◆ Problem statement:
Copy out each line of the data holding "document".

*** Data section ***

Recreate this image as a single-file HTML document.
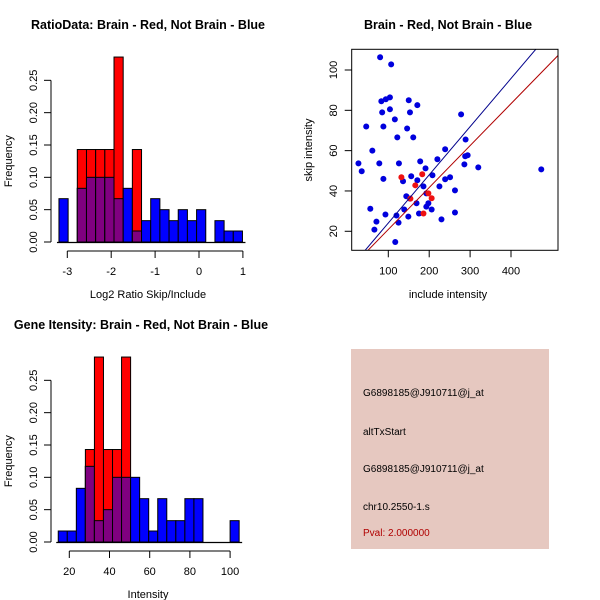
<!DOCTYPE html>
<html><head><meta charset="utf-8"><style>
body{margin:0;background:#fff}
svg{display:block;font-family:"Liberation Sans",sans-serif}
</style></head><body>
<svg id="chart" width="600" height="600" xmlns="http://www.w3.org/2000/svg">
<rect width="600" height="600" fill="#fff"/>
<text x="148" y="29" text-anchor="middle" font-size="12.5" font-weight="bold">RatioData: Brain - Red, Not Brain - Blue</text>
<text x="448" y="29" text-anchor="middle" font-size="12.5" font-weight="bold">Brain - Red, Not Brain - Blue</text>
<text x="141" y="329" text-anchor="middle" font-size="12.5" font-weight="bold">Gene Itensity: Brain - Red, Not Brain - Blue</text>
<g id="p1"></g>
<g id="p2"></g>
<g id="p3"></g>
<g>
<rect x="351" y="349" width="198" height="200" fill="#e6c8c0"/>
<g font-size="10" fill="#000">
<text x="363" y="396">G6898185@J910711@j_at</text>
<text x="363" y="435">altTxStart</text>
<text x="363" y="472">G6898185@J910711@j_at</text>
<text x="363" y="510">chr10.2550-1.s</text>
<text x="363" y="536" fill="#b00000">Pval: 2.000000</text>
</g></g>
</svg>
<script>
// Ratio histogram data
const ratioStart = -3.19, ratioWidth = 0.209;
const ratioBlue = [0.067,0,0.083,0.1,0.1,0.1,0.067,0.083,0.017,0.033,0.067,0.05,0.033,0.05,0.033,0.05,0,0.033,0.017,0.017];
const ratioRed  = [0,0,0.143,0.143,0.143,0.143,0.286,0,0.143,0,0,0,0,0,0,0,0,0,0,0];
const ratioXTicks = [-3,-2,-1,0,1];
// Intensity histogram data
const intStart = 14.5, intWidth = 4.5;
const intBlue = [0.017,0.017,0.083,0.117,0.033,0.05,0.1,0.1,0.1,0.067,0.017,0.067,0.033,0.033,0.067,0.067,0,0,0,0.033];
const intRed  = [0,0,0,0.143,0.286,0.143,0.143,0.286,0,0,0,0,0,0,0,0,0,0,0,0];
const intXTicks = [20,40,60,80,100];
const freqTicks = ["0.00","0.05","0.10","0.15","0.20","0.25"];
// Scatter data
const blueX = [80,107,83,94,104,104,150,171,85,153,116,46,88,146,122,161,278,61,239,289,220,27,78,126,178,288,294,286,320,474,35,191,88,156,136,208,251,239,171,186,225,263,144,193,198,169,193,206,139,56,93,175,263,149,120,125,71,66,230,117,153];
const blueY = [106.3,102.8,84.5,85.5,86.4,80.5,85,82.6,79,79,75.5,72,72,71,66.6,66.6,78,60,60.7,65.5,55.7,53.7,53.7,53.7,54.7,57.2,57.7,53.2,51.7,50.7,49.8,51.2,46,47.3,44.8,47.8,46.8,45.8,45.3,42.3,42.3,40.3,37.4,38.8,33.9,33.9,32.2,30.8,30.8,31.2,28.3,28.8,29.3,27.3,27.8,24.3,24.8,20.8,25.9,14.7,36.2];
const redX = [132,183,166,154,206,198,186];
const redY = [46.8,48.3,42.8,36.2,36.4,38.8,28.8];
const lineSlopes = [0.239,0.208];
const lineIntercepts = [0.19,0.09];
const scXTicks = [100,200,300,400];
const scYTicks = [20,40,60,80,100];

const NS="http://www.w3.org/2000/svg";
function mk(parent,tag,attrs){const e=document.createElementNS(NS,tag);for(const k in attrs)e.setAttribute(k,attrs[k]);parent.appendChild(e);return e;}

function hist(g,start,width,blue,red,xTicks,xPx,y0,yPxPerUnit,xLabel,axisTop){
  const sy=v=>y0-v*yPxPerUnit;
  for(let i=0;i<blue.length;i++){
    const x1=xPx(start+i*width),x2=xPx(start+(i+1)*width);
    const b=blue[i],r=red[i];
    if(b>0){const e=mk(g,'rect',{x:x1,y:sy(b),width:x2-x1,height:b*yPxPerUnit,fill:'#0000ff',stroke:'#000','stroke-width':1});
      
      }
    if(r>0){const e=mk(g,'rect',{x:x1,y:sy(r),width:x2-x1,height:r*yPxPerUnit,fill:'#ff0000',stroke:'#000','stroke-width':1});
      
      }
    if(b>0&&r>0){const m=Math.min(b,r);const e=mk(g,'rect',{x:x1,y:sy(m),width:x2-x1,height:m*yPxPerUnit,fill:'#800080',stroke:'#000','stroke-width':1});
      
      }
  }
  mk(g,'line',{x1:51,x2:51,y1:y0,y2:sy(0.25),stroke:'#000'});
  freqTicks.forEach(t=>{const y=sy(parseFloat(t));mk(g,'line',{x1:44,x2:51,y1:y,y2:y,stroke:'#000'});
    const tx=mk(g,'text',{x:0,y:0,'font-size':11,'text-anchor':'middle',transform:`translate(37,${y}) rotate(-90)`});tx.textContent=t;
    
    });
  const yl=mk(g,'text',{x:0,y:0,'font-size':11,'text-anchor':'middle',transform:`translate(12,${sy(0.125)}) rotate(-90)`});yl.textContent='Frequency';
  
  
  const ax=axisTop;
  mk(g,'line',{x1:xPx(xTicks[0]),x2:xPx(xTicks[xTicks.length-1]),y1:ax,y2:ax,stroke:'#000'});
  xTicks.forEach(t=>{const x=xPx(t);mk(g,'line',{x1:x,x2:x,y1:ax,y2:ax+7,stroke:'#000'});
    const tx=mk(g,'text',{x:x,y:ax+24,'font-size':11,'text-anchor':'middle'});tx.textContent=t;
    
    });
  mk(g,'line',{x1:xPx(start)-2,x2:xPx(start+width*blue.length)+3,y1:y0+0.5,y2:y0+0.5,stroke:'#000','stroke-width':1.2});
  const xl=mk(g,'text',{x:148,y:ax+47,'font-size':11,'text-anchor':'middle'});xl.textContent=xLabel;
  
  
}

hist(document.getElementById('p1'),ratioStart,ratioWidth,ratioBlue,ratioRed,ratioXTicks,v=>67.3+(v+3)*43.9,242,646.7,'Log2 Ratio Skip/Include',251);
hist(document.getElementById('p3'),intStart,intWidth,intBlue,intRed,intXTicks,v=>69.3+(v-20)*2.01,542,646.7,'Intensity',551);

(function(){
  const g=document.getElementById('p2');
  const L=351.7,R=558,T=49.3,B=250.3;
  const sx=v=>388.3+(v-100)*0.409, sy=v=>70+(100-v)*2.016;
  const clip=mk(g,'clipPath',{id:'scClip'});mk(clip,'rect',{x:L,y:T,width:R-L,height:B-T});
  const pts=mk(g,'g',{'clip-path':'url(#scClip)'});
  for(let i=0;i<blueX.length;i++){const c=mk(pts,'circle',{cx:sx(blueX[i]),cy:sy(blueY[i]),r:3,fill:'#0000dd'});
    
    }
  for(let i=0;i<redX.length;i++){const c=mk(pts,'circle',{cx:sx(redX[i]),cy:sy(redY[i]),r:3,fill:'#ee1111'});
    
    }
  const cols=['#00008b','#b00000'];
  lineSlopes.forEach((m,i)=>{const x1=0,x2=600;const l=mk(pts,'line',{x1:sx(x1),y1:sy(lineIntercepts[i]+m*x1),x2:sx(x2),y2:sy(lineIntercepts[i]+m*x2),stroke:cols[i],'stroke-width':1});
    
    });
  mk(g,'rect',{x:L,y:T,width:R-L,height:B-T,fill:'none',stroke:'#000'});
  scXTicks.forEach(t=>{const x=sx(t);mk(g,'line',{x1:x,x2:x,y1:B,y2:B+7,stroke:'#000'});
    const tx=mk(g,'text',{x:x,y:B+24,'font-size':11,'text-anchor':'middle'});tx.textContent=t;
    
    });
  scYTicks.forEach(t=>{const y=sy(t);mk(g,'line',{x1:L-7,x2:L,y1:y,y2:y,stroke:'#000'});
    const tx=mk(g,'text',{x:0,y:0,'font-size':11,'text-anchor':'middle',transform:`translate(337,${y}) rotate(-90)`});tx.textContent=t;
    
    });
  const xl=mk(g,'text',{x:448,y:298,'font-size':11,'text-anchor':'middle'});xl.textContent='include intensity';
  
  
  const yl=mk(g,'text',{x:0,y:0,'font-size':11,'text-anchor':'middle',transform:'translate(312,150) rotate(-90)'});yl.textContent='skip intensity';
  
  
})();
</script>
</body></html>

***

◆ Completed exercise:
Recreate this image as a single-file HTML document.
function mk(parent,tag,attrs){const e=document.createElementNS(NS,tag);for(const k in attrs)e.setAttribute(k,attrs[k]);parent.appendChild(e);return e;}
hist(document.getElementById('p1'),ratioStart,ratioWidth,ratioBlue,ratioRed,ratioXTicks,v=>67.3+(v+3)*43.9,242,646.7,'Log2 Ratio Skip/Include',251);
hist(document.getElementById('p3'),intStart,intWidth,intBlue,intRed,intXTicks,v=>69.3+(v-20)*2.01,542,646.7,'Intensity',551);
  const g=document.getElementById('p2');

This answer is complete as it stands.